Who began to twitch and was reduced to just a stitch of what was once the Wicked Witch.
The person who was once a vital, productive, happy member of the community is reduced to becoming a mere servant of alcohol. At that point, the entire family is not in Kansas anymore, but rather in some uninhabitable place – like Antarctica. No matter how many times you click your heels, those ruby red slippers are not going to help you now.

I’m told by fellow country dwellers that this is unusual weather for this time of year. Funny, in Linda and Riley World – living in a tornado is a way of life.

5 comments:

Syd said...

I don't want to live in that storm again and made a decision that I won't. If a relapse would occur, I have a choice about what to do. I love her but my life is important to me. I am not in the tornado and have felt what it is like to not be there.

Alcoholic Daze (ADDY) said...

I love the analogy. Have seen some of those US tornadoes.
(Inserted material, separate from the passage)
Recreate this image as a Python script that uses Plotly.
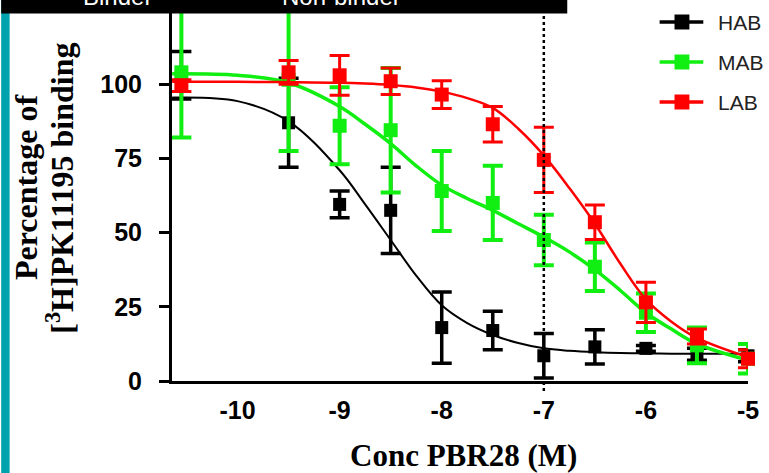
import plotly.graph_objects as go

# ---------------- data ----------------
conc_log = [-10.55, -9.5, -9.0, -8.5, -8.0, -7.5, -7.0, -6.5, -6.0, -5.5, -5.0]

hab_mean = [103, 87, 59.5, 57.5, 18, 17, 8.5, 11.5, 11, 9, 8.5]
hab_err = [8, 15, 4.5, 14.5, 12, 6.5, 7.5, 5.8, 1.0, 2, 2]

mab_mean = [104, 101.5, 86, 84.5, 64, 60, 47.5, 38.5, 23, 12, 7.5]
mab_err = [22, 24, 13, 21, 13.5, 12.5, 8.5, 8.2, 6.5, 6, 5]

lab_mean = [99.5, 104, 103, 101, 96.5, 86.5, 74.5, 53.5, 26.5, 15, 7.5]
lab_err = [2, 4, 6.7, 4.5, 4.7, 6, 11, 5.8, 6.8, 2.5, 3]

# fitted curves
curve_x = [-10.64, -10.0, -9.5, -9.0, -8.75, -8.5, -8.25, -8.0, -7.75, -7.5,
           -7.25, -7.0, -6.75, -6.5, -6.25, -6.0, -5.75, -5.5, -5.0]
hab_curve = [95.5, 94.3, 87.5, 71, 59.5, 47.5, 35.5, 25.5, 19.5, 15.5,
             12.8, 11, 10.2, 9.7, 9.4, 9.3, 9.2, 9.2, 9.2]
mab_curve = [103.5, 103, 100.5, 92.5, 86.5, 80, 72.5, 66, 61.5, 57.5,
             53, 48.5, 43.5, 37.5, 30.5, 23, 17.5, 12.5, 7]
lab_curve = [100.8, 100.8, 100.7, 100.5, 100.2, 99.7, 98.9, 97.5, 95.3, 92,
             85, 76, 65, 53, 39.5, 27.5, 20, 14.5, 8]

series_names = ["HAB", "MAB", "LAB"]
x_ticks = [-10, -9, -8, -7, -6, -5]
y_ticks = [0, 25, 50, 75, 100, 125]
ref_line_x = -7
top_labels = ["Binder", "Non-binder"]

# ---------------- figure ----------------
W, H = 769, 473
L, R, T, B = 172, 17, 10, 92
PW, PH = W - L - R, H - T - B


def px(xp):
    return (xp - L) / PW


def py(yp):
    return (H - B - yp) / PH


colors = {"HAB": "#000000", "MAB": "#11EE11", "LAB": "#FF0000"}
curve_w = {"HAB": 2, "MAB": 3.5, "LAB": 2.5}
err_th = {"HAB": 3.5, "MAB": 4, "LAB": 3}
msize = {"HAB": 13, "MAB": 14, "LAB": 14}

means = {"HAB": hab_mean, "MAB": mab_mean, "LAB": lab_mean}
errs = {"HAB": hab_err, "MAB": mab_err, "LAB": lab_err}
curves = {"HAB": hab_curve, "MAB": mab_curve, "LAB": lab_curve}

fig = go.Figure()
for name in series_names:
    c = colors[name]
    fig.add_trace(go.Scatter(
        x=curve_x, y=curves[name], mode="lines",
        line=dict(color=c, width=curve_w[name], shape="spline", smoothing=1.0),
        showlegend=False, hoverinfo="skip", cliponaxis=False))
    fig.add_trace(go.Scatter(
        x=conc_log, y=means[name], mode="markers", name=name,
        marker=dict(symbol="square", size=msize[name], color=c, line=dict(width=0)),
        error_y=dict(type="data", array=errs[name], visible=True,
                     color=c, thickness=err_th[name], width=10),
        showlegend=False, cliponaxis=False))

shapes = []
# dotted reference line
shapes.append(dict(type="line", xref="x", yref="paper", x0=ref_line_x, x1=ref_line_x,
                   y0=py(391), y1=py(0), layer="above",
                   line=dict(color="black", width=2.5, dash="3px,3px")))
# teal strip on the left
shapes.append(dict(type="rect", xref="paper", yref="paper", x0=px(0), x1=px(8.5),
                   y0=py(H), y1=py(0), fillcolor="#00A3AD", line=dict(width=0), layer="above"))
# black bar on top
shapes.append(dict(type="rect", xref="paper", yref="paper", x0=px(0), x1=px(570),
                   y0=py(13.5), y1=py(-2), fillcolor="black", line=dict(width=0), layer="above"))

annotations = []
# legend (manual)
leg_y = [22, 62, 102]
for name, yy in zip(series_names, leg_y):
    c = colors[name]
    shapes.append(dict(type="line", xref="paper", yref="paper", x0=px(663), x1=px(707),
                       y0=py(yy), y1=py(yy), line=dict(color=c, width=3.5)))
    shapes.append(dict(type="rect", xref="paper", yref="paper", x0=px(678), x1=px(693),
                       y0=py(yy + 7.5), y1=py(yy - 7.5), fillcolor=c, line=dict(width=0)))
    annotations.append(dict(text=name, xref="paper", yref="paper", x=px(720), y=py(yy),
                            xanchor="left", yanchor="middle", showarrow=False,
                            font=dict(family="Liberation Sans, Arial", size=21, color="#222222")))

# partially hidden white labels in the black bar
for txt, cx in zip(top_labels, [117, 343]):
    annotations.append(dict(text=txt, xref="paper", yref="paper", x=px(cx), y=py(12),
                            xanchor="center", yanchor="bottom", showarrow=False,
                            font=dict(family="Liberation Sans, Arial", size=24, color="white")))

serif = "Liberation Serif, Times New Roman, serif"
annotations.append(dict(text="<b>Percentage of</b>", xref="paper", yref="paper",
                        x=px(25), y=py(188), textangle=-90, showarrow=False,
                        xanchor="center", yanchor="middle",
                        font=dict(family=serif, size=32, color="black")))
annotations.append(dict(text="<b>[<sup>3</sup>H]PK11195 binding</b>", xref="paper", yref="paper",
                        x=px(59), y=py(188), textangle=-90, showarrow=False,
                        xanchor="center", yanchor="middle",
                        font=dict(family=serif, size=32, color="black")))
annotations.append(dict(text="<b>Conc PBR28 (M)</b>", xref="paper", yref="paper",
                        x=px(466), y=py(455), showarrow=False,
                        xanchor="center", yanchor="middle",
                        font=dict(family=serif, size=31, color="black")))

tickfont = dict(family="Liberation Sans, Arial", size=25, color="black", weight="bold")

fig.update_layout(
    width=W, height=H, autosize=False,
    margin=dict(l=L, r=R, t=T, b=B, pad=0),
    paper_bgcolor="white", plot_bgcolor="white",
    shapes=shapes, annotations=annotations,
    xaxis=dict(range=[-10.642, -5.0], tickvals=x_ticks, ticktext=[str(v) for v in x_ticks],
               showline=True, linecolor="black", linewidth=3, ticks="",
               showgrid=False, zeroline=False, tickfont=tickfont, ticklabelstandoff=5),
    yaxis=dict(range=[0, 125], tickvals=y_ticks, ticktext=[str(v) for v in y_ticks],
               showline=True, linecolor="black", linewidth=3, ticks="outside",
               ticklen=10, tickwidth=3, tickcolor="black",
               showgrid=False, zeroline=False, tickfont=tickfont, ticklabelstandoff=12),
)

fig.write_html("out.html")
They are unthinkable here.

Ann said...

What a perfect description of life with an alcoholic! Always a maelstrom, ebbing and growing, then ebbing again, while the non alcoholic wonders what the heck happened.

Gabriele Goldstone said...

Great analogy. You can't control the weather - just dress for it, or find shelter...plus, keep an open eye/ear on the forecast.

I'm enjoying calm skies for the moment - but always watching for the storm clouds. Glad to hear you didn't get hurt or sustained damages.

Cadan Henry said...

found the blog again. enjoy your insight.